== Task objective ==
Exactly the lines from the start of the data below through the line that contains "(oper) at (80,320)" are to be copied, with pictures left out.

== Data section ==
═══
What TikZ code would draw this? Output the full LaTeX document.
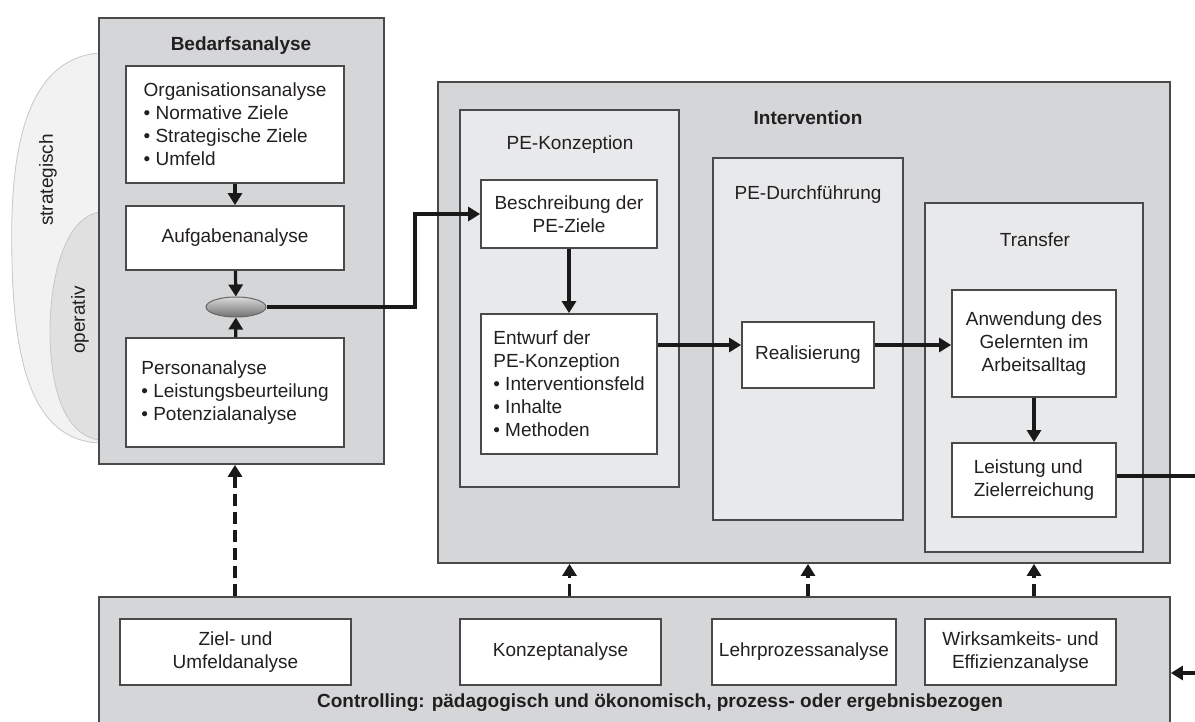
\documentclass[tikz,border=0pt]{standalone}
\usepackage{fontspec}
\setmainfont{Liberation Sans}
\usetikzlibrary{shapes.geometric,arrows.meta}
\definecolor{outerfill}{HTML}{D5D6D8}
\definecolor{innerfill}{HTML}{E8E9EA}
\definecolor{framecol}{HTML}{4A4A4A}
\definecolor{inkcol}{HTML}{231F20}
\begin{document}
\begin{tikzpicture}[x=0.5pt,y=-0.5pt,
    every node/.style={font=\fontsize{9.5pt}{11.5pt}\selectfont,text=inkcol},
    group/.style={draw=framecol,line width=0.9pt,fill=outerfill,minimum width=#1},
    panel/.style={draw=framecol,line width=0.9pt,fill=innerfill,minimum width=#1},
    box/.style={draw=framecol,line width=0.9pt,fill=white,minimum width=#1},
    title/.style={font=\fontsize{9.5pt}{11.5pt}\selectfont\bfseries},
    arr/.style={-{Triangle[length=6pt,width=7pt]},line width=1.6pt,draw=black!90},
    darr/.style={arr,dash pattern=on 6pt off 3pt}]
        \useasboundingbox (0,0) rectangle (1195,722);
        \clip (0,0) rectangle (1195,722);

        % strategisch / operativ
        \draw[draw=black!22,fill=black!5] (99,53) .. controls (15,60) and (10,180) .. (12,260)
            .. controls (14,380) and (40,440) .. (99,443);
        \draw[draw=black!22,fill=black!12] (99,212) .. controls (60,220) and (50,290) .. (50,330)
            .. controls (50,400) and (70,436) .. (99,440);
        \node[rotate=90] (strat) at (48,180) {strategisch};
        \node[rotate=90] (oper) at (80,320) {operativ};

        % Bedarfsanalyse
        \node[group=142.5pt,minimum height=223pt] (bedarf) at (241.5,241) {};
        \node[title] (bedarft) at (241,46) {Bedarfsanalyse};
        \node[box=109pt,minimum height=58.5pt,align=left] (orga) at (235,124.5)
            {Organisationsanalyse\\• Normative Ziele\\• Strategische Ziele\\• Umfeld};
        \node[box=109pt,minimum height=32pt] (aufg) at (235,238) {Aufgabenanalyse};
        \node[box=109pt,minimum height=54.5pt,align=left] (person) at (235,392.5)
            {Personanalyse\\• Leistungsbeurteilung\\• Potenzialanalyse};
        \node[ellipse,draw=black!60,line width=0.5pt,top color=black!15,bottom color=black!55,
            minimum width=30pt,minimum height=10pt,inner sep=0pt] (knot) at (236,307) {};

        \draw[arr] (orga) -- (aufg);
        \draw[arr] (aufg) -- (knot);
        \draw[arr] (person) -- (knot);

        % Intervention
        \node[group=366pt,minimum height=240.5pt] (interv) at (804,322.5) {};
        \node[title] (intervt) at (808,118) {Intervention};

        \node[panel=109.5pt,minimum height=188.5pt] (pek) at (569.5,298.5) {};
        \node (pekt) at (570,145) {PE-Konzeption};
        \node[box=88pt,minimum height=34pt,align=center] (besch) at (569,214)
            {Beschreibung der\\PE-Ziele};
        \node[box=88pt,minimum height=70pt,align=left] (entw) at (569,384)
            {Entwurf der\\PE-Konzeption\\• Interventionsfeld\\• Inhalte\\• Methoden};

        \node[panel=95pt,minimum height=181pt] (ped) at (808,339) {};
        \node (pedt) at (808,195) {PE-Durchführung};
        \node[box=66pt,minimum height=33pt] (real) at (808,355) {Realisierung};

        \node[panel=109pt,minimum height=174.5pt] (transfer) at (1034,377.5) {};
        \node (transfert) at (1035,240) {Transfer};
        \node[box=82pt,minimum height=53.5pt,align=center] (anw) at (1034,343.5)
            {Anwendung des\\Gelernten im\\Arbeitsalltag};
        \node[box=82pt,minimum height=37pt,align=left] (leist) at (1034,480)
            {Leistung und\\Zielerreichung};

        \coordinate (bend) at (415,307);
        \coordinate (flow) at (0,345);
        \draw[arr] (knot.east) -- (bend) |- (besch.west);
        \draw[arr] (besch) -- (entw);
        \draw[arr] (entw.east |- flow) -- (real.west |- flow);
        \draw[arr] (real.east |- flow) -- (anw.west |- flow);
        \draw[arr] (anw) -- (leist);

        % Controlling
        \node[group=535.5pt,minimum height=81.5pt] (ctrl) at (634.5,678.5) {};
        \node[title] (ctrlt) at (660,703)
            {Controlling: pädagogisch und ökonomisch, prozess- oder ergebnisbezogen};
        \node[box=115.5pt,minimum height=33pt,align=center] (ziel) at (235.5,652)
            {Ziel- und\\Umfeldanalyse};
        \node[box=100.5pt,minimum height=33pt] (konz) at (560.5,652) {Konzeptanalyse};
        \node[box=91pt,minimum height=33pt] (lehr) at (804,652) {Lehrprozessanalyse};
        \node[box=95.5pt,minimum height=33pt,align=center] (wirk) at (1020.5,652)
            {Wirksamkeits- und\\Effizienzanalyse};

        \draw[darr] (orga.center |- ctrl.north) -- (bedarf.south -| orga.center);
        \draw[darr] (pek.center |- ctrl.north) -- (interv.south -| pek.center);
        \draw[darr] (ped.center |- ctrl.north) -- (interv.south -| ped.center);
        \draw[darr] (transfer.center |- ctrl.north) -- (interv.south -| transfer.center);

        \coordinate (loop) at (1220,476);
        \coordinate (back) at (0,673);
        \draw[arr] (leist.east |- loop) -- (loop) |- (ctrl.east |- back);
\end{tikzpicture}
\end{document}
═══
== Worked answer ==
What TikZ code would draw this? Output the full LaTeX document.
\documentclass[tikz,border=0pt]{standalone}
\usepackage{fontspec}
\setmainfont{Liberation Sans}
\usetikzlibrary{shapes.geometric,arrows.meta}
\definecolor{outerfill}{HTML}{D5D6D8}
\definecolor{innerfill}{HTML}{E8E9EA}
\definecolor{framecol}{HTML}{4A4A4A}
\definecolor{inkcol}{HTML}{231F20}
\begin{document}
\begin{tikzpicture}[x=0.5pt,y=-0.5pt,
    every node/.style={font=\fontsize{9.5pt}{11.5pt}\selectfont,text=inkcol},
    group/.style={draw=framecol,line width=0.9pt,fill=outerfill,minimum width=#1},
    panel/.style={draw=framecol,line width=0.9pt,fill=innerfill,minimum width=#1},
    box/.style={draw=framecol,line width=0.9pt,fill=white,minimum width=#1},
    title/.style={font=\fontsize{9.5pt}{11.5pt}\selectfont\bfseries},
    arr/.style={-{Triangle[length=6pt,width=7pt]},line width=1.6pt,draw=black!90},
    darr/.style={arr,dash pattern=on 6pt off 3pt}]
        \useasboundingbox (0,0) rectangle (1195,722);
        \clip (0,0) rectangle (1195,722);

        % strategisch / operativ
        \draw[draw=black!22,fill=black!5] (99,53) .. controls (15,60) and (10,180) .. (12,260)
            .. controls (14,380) and (40,440) .. (99,443);
        \draw[draw=black!22,fill=black!12] (99,212) .. controls (60,220) and (50,290) .. (50,330)
            .. controls (50,400) and (70,436) .. (99,440);
        \node[rotate=90] (strat) at (48,180) {strategisch};
        \node[rotate=90] (oper) at (80,320) {operativ};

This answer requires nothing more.